Scientific Name: The scientific name for methadone is Methadone Hyrdrocloride. The chemical composition for methadone is 6-dimethylamino-4.4-diphenyl-3-heptanone.
Other Common Names: Methadone street names include ‘done’ or ‘the done,’ dollies, dolls, junk, metho, methadose, chocolate chip cookies, fizzies, Maria, wafers, biscuits, and salvia.
Description: Methadone is a pharmaceutical opioid which is a synthetic narcotic analgesic. It is a prescribed depressant drug most commonly used as a replacement drug for heroin, prescription opioids, and other narcotic drugs. Methadone helps drug addicts avoid physical withdrawal symptoms, does not cause the ‘high’ associated with drug addiction, and minimizes the harms related to drug use. Methadone is also used as a pain reliever after someone has a heart attack, surgery, or trauma.
Source: Methadone is chemically manufactured in a laboratory. It is a prescription drug, so most illicit methadone drugs were obtained by theft.
Forms: Methadone is manufactured as a tablet, oral solution, and injectable liquid. Pure methadone is a white crystalline powder.
Health Effects
Psychological Effects: Methadone can lead to drowsiness, lightheadedness, dizziness, concentration disorders, and mood swings. High doses of methadone may cause mental numbness. Low doses can lead to cravings for the drug of dependence, irritability, and aggression.
Methadone has potent sedative and central analgesic actions. It inhibits pain pathways and alters the perception and responses to pain. This is a dissociative effect. Methadone leads to generalized Central Nervous System (CNS) depression.
Physical Effects:
Acute – Methadone can cause sweating, abdominal cramps, difficulty passing urine, constipation, loss of appetite, aching muscles and joints, nausea, vomiting, irregular menstrual cycles, rashes and itching, dry mouth, facial flushing, and low sex drive. Methadone can pass into breast milk and cause drowsiness in a nursing infant or lead to the infant feeding poorly.
When methadone doses are too low, a variety of physical symptoms can develop. They include a runny nose, sneezing, difficult sleeping, high temperature but feeling cold, sweating, abdominal cramping, tremors and muscle spasms, and back and joint aches. The drug user may also develop a craving for the drug of addiction like heroin.
Symptoms of an overdose of methadone include pinpoint pupils, low body temperature, shallow breathing, slow pulse, low blood pressure, cold clammy skin with bluish tinge, occasional seizures, mental numbness. And coma.

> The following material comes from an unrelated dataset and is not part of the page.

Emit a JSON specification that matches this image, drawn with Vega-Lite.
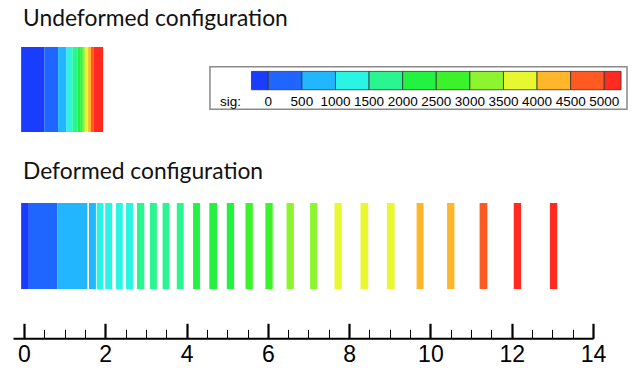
{
  "$schema": "https://vega.github.io/schema/vega-lite/v6.json",
  "padding": {"left": 13, "top": 7, "right": 5, "bottom": 0},
  "background": "white",
  "spacing": 28,
  "config": {
    "view": {"stroke": null},
    "title": {"font": "Lato", "fontSize": 22.8, "fontWeight": "normal", "color": "#111111", "anchor": "start", "baseline": "alphabetic"}
  },
  "datasets": {
    "undeformed": [
      {"x0": -0.07, "x1": 0.5, "sig": -250},
      {"x0": 0.5, "x1": 0.84, "sig": 250},
      {"x0": 0.84, "x1": 1.05, "sig": 750},
      {"x0": 1.05, "x1": 1.19, "sig": 1250},
      {"x0": 1.19, "x1": 1.32, "sig": 1750},
      {"x0": 1.32, "x1": 1.4, "sig": 2250},
      {"x0": 1.4, "x1": 1.45, "sig": 2750},
      {"x0": 1.45, "x1": 1.5, "sig": 3250},
      {"x0": 1.5, "x1": 1.58, "sig": 3750},
      {"x0": 1.58, "x1": 1.65, "sig": 4250},
      {"x0": 1.65, "x1": 1.71, "sig": 4750},
      {"x0": 1.71, "x1": 1.95, "sig": 5250}
    ],
    "deformed": [
      {"x0": -0.07, "x1": 0.12, "sig": -250},
      {"x0": 0.12, "x1": 0.82, "sig": 250},
      {"x0": 0.82, "x1": 1.56, "sig": 750},
      {"x0": 1.6, "x1": 1.77, "sig": 750},
      {"x0": 1.79, "x1": 1.95, "sig": 1250},
      {"x0": 2.0, "x1": 2.17, "sig": 1250},
      {"x0": 2.26, "x1": 2.43, "sig": 1250},
      {"x0": 2.51, "x1": 2.69, "sig": 1250},
      {"x0": 2.78, "x1": 2.96, "sig": 1750},
      {"x0": 3.1, "x1": 3.27, "sig": 1750},
      {"x0": 3.41, "x1": 3.58, "sig": 1750},
      {"x0": 3.76, "x1": 3.93, "sig": 1750},
      {"x0": 4.16, "x1": 4.33, "sig": 2250},
      {"x0": 4.56, "x1": 4.75, "sig": 2250},
      {"x0": 4.99, "x1": 5.17, "sig": 2250},
      {"x0": 5.45, "x1": 5.63, "sig": 2750},
      {"x0": 5.94, "x1": 6.12, "sig": 2750},
      {"x0": 6.46, "x1": 6.64, "sig": 3250},
      {"x0": 7.04, "x1": 7.22, "sig": 3250},
      {"x0": 7.64, "x1": 7.82, "sig": 3750},
      {"x0": 8.28, "x1": 8.47, "sig": 3750},
      {"x0": 8.93, "x1": 9.12, "sig": 3750},
      {"x0": 9.66, "x1": 9.83, "sig": 4250},
      {"x0": 10.41, "x1": 10.59, "sig": 4250},
      {"x0": 11.21, "x1": 11.4, "sig": 4750},
      {"x0": 12.05, "x1": 12.23, "sig": 5250},
      {"x0": 12.94, "x1": 13.12, "sig": 5250}
    ],
    "legendBins": [
      {"lo": -250, "hi": 0, "sig": -125},
      {"lo": 0, "hi": 500, "sig": 250},
      {"lo": 500, "hi": 1000, "sig": 750},
      {"lo": 1000, "hi": 1500, "sig": 1250},
      {"lo": 1500, "hi": 2000, "sig": 1750},
      {"lo": 2000, "hi": 2500, "sig": 2250},
      {"lo": 2500, "hi": 3000, "sig": 2750},
      {"lo": 3000, "hi": 3500, "sig": 3250},
      {"lo": 3500, "hi": 4000, "sig": 3750},
      {"lo": 4000, "hi": 4500, "sig": 4250},
      {"lo": 4500, "hi": 5000, "sig": 4750},
      {"lo": 5000, "hi": 5250, "sig": 5125}
    ],
    "legendLabels": [
      {"t": 0}, {"t": 500}, {"t": 1000}, {"t": 1500}, {"t": 2000}, {"t": 2500},
      {"t": 3000}, {"t": 3500}, {"t": 4000}, {"t": 4500}, {"t": 5000}
    ]
  },
  "vconcat": [
    {
      "title": {"text": "Undeformed configuration", "dx": 10, "offset": 16.3},
      "width": 616,
      "height": 85,
      "resolve": {"scale": {"x": "independent", "y": "independent"}},
      "layer": [
        {
          "data": {"name": "undeformed"},
          "mark": "rect",
          "encoding": {
            "x": {"field": "x0", "type": "quantitative", "scale": {"domain": [-0.27, 14.9], "nice": false, "zero": false}, "axis": null},
            "x2": {"field": "x1"},
            "color": {"field": "sig", "type": "quantitative", "legend": null,
              "scale": {"type": "threshold", "domain": [0, 500, 1000, 1500, 2000, 2500, 3000, 3500, 4000, 4500, 5000],
                "range": ["#1a3cff", "#1e66ff", "#22b6ff", "#2af5e4", "#2af590", "#24f240", "#3cf22a", "#8cf530", "#e8f830", "#ffb62a", "#ff5a22", "#ff2a20"]}}
          }
        },
        {
          "layer": [
            {
              "data": {"values": [{}]},
              "mark": {"type": "rect", "fill": "white", "stroke": "#8a8a8a", "strokeWidth": 1.5},
              "encoding": {
                "x": {"datum": -868, "type": "quantitative", "scale": {"domain": [-3799, 5368], "nice": false, "zero": false}, "axis": null},
                "x2": {"datum": 5338},
                "y": {"datum": 0.267, "type": "quantitative", "scale": {"domain": [0, 1], "nice": false, "zero": false}, "axis": null},
                "y2": {"datum": 0.767}
              }
            },
            {
              "data": {"name": "legendBins"},
              "mark": {"type": "rect", "stroke": "#333333", "strokeWidth": 0.8},
              "encoding": {
                "x": {"field": "lo", "type": "quantitative", "scale": {"domain": [-3799, 5368], "nice": false, "zero": false}, "axis": null},
                "x2": {"field": "hi"},
                "y": {"datum": 0.497, "type": "quantitative", "scale": {"domain": [0, 1], "nice": false, "zero": false}, "axis": null},
                "y2": {"datum": 0.713},
                "color": {"field": "sig", "type": "quantitative", "legend": null,
                  "scale": {"type": "threshold", "domain": [0, 500, 1000, 1500, 2000, 2500, 3000, 3500, 4000, 4500, 5000],
                    "range": ["#1a3cff", "#1e66ff", "#22b6ff", "#2af5e4", "#2af590", "#24f240", "#3cf22a", "#8cf530", "#e8f830", "#ffb62a", "#ff5a22", "#ff2a20"]}}
              }
            },
            {
              "data": {"name": "legendLabels"},
              "mark": {"type": "text", "font": "Liberation Sans", "fontSize": 13.5, "color": "black", "baseline": "middle", "align": "center"},
              "encoding": {
                "x": {"field": "t", "type": "quantitative", "scale": {"domain": [-3799, 5368], "nice": false, "zero": false}, "axis": null},
                "y": {"datum": 0.352, "type": "quantitative", "scale": {"domain": [0, 1], "nice": false, "zero": false}, "axis": null},
                "text": {"field": "t", "type": "quantitative", "format": "d"}
              }
            },
            {
              "data": {"values": [{"name": "sig:"}]},
              "mark": {"type": "text", "font": "Liberation Sans", "fontSize": 13.5, "color": "black", "baseline": "middle", "align": "left"},
              "encoding": {
                "x": {"datum": -719, "type": "quantitative", "scale": {"domain": [-3799, 5368], "nice": false, "zero": false}, "axis": null},
                "y": {"datum": 0.352, "type": "quantitative", "scale": {"domain": [0, 1], "nice": false, "zero": false}, "axis": null},
                "text": {"field": "name", "type": "nominal"}
              }
            }
          ]
        }
      ]
    },
    {
      "title": {"text": "Deformed configuration", "dx": 10, "offset": 19.5},
      "width": 580,
      "height": 86,
      "data": {"name": "deformed"},
      "mark": "rect",
      "encoding": {
        "x": {
          "field": "x0", "type": "quantitative",
          "scale": {"domain": [-0.27, 14], "nice": false, "zero": false},
          "axis": {
            "title": null, "grid": false, "offset": 49.3,
            "values": [0, 0.5, 1, 1.5, 2, 2.5, 3, 3.5, 4, 4.5, 5, 5.5, 6, 6.5, 7, 7.5, 8, 8.5, 9, 9.5, 10, 10.5, 11, 11.5, 12, 12.5, 13, 13.5, 14],
            "labelExpr": "datum.value % 2 === 0 ? format(datum.value, 'd') : ''",
            "labelFlush": false, "labelOverlap": false, "labelBound": false,
            "labelFont": "Liberation Sans", "labelFontSize": 23, "labelColor": "black", "labelPadding": 20,
            "tickSize": {"condition": {"test": "datum.value % 2 === 0", "value": -15}, "value": -9},
            "tickWidth": {"condition": {"test": "datum.value % 2 === 0", "value": 2.2}, "value": 1},
            "tickColor": "black",
            "domainColor": "black", "domainWidth": 2
          }
        },
        "x2": {"field": "x1"},
        "color": {"field": "sig", "type": "quantitative", "legend": null,
          "scale": {"type": "threshold", "domain": [0, 500, 1000, 1500, 2000, 2500, 3000, 3500, 4000, 4500, 5000],
            "range": ["#1a3cff", "#1e66ff", "#22b6ff", "#2af5e4", "#2af590", "#24f240", "#3cf22a", "#8cf530", "#e8f830", "#ffb62a", "#ff5a22", "#ff2a20"]}}
      }
    }
  ]
}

Long-Term – One long-term effect of methadone use is tooth decay. Weight gain may also occur. Methadone can cause a heart rhythm disorder to develop so people with heart disease or other heart disorders should not use methadone. An overdose of methadone can lead to respiratory distress because of the drug’s action on the respiratory system. A slow pulse and shallow breathing are two symptoms of an overdose. Methadone can stop breathing when not used in the correct prescribed amount, and can lead to a coma.
Detection Period: People taking methadone excrete methadone and a methadone metabolite (EDDP) in urine. The approximate detection time through urinalysis for both the parent and metabolite is up to 7 days. However, the actual detection period is dependent on the amount of methadone taken. Though a member of the opioid family of drugs, methadone is not detected through standard drug testing for opioids. Methadone is not covered in the Australian/NZ 4308:2008 standard for urine testing of drugs of abuse. There are special drug tests performed in laboratories that can detect methadone and the methadone metabolite.
Legal Status: Methadone is a Schedule 8 Drug (Drugs of Addiction) per the Standard for the Uniform Scheduling of Medicines and Poisons. It must be prescribed by a doctor, and the prescription is valid for six months at a time.
Other Information: Methadone is not a cure for heroin or narcotic addition. It is a form of treatment intended to stabilize a person who is addicted and enable him or her to improve the quality of life. The drug is habit-forming. Users develop a tolerance for it, requiring additional amounts to achieve the same effect. There are also withdrawal symptoms. Withdrawal from methadone occurs more slowly and with less intensity than heroin withdrawal. Full withdrawal takes approximately six days but can take longer. Treatment can last from one year to more than 20 years. Because methadone is a CNS depressant, it should not be used with sedatives, tranquilizers, other narcotic analgesics, or any other CNS depressant drugs.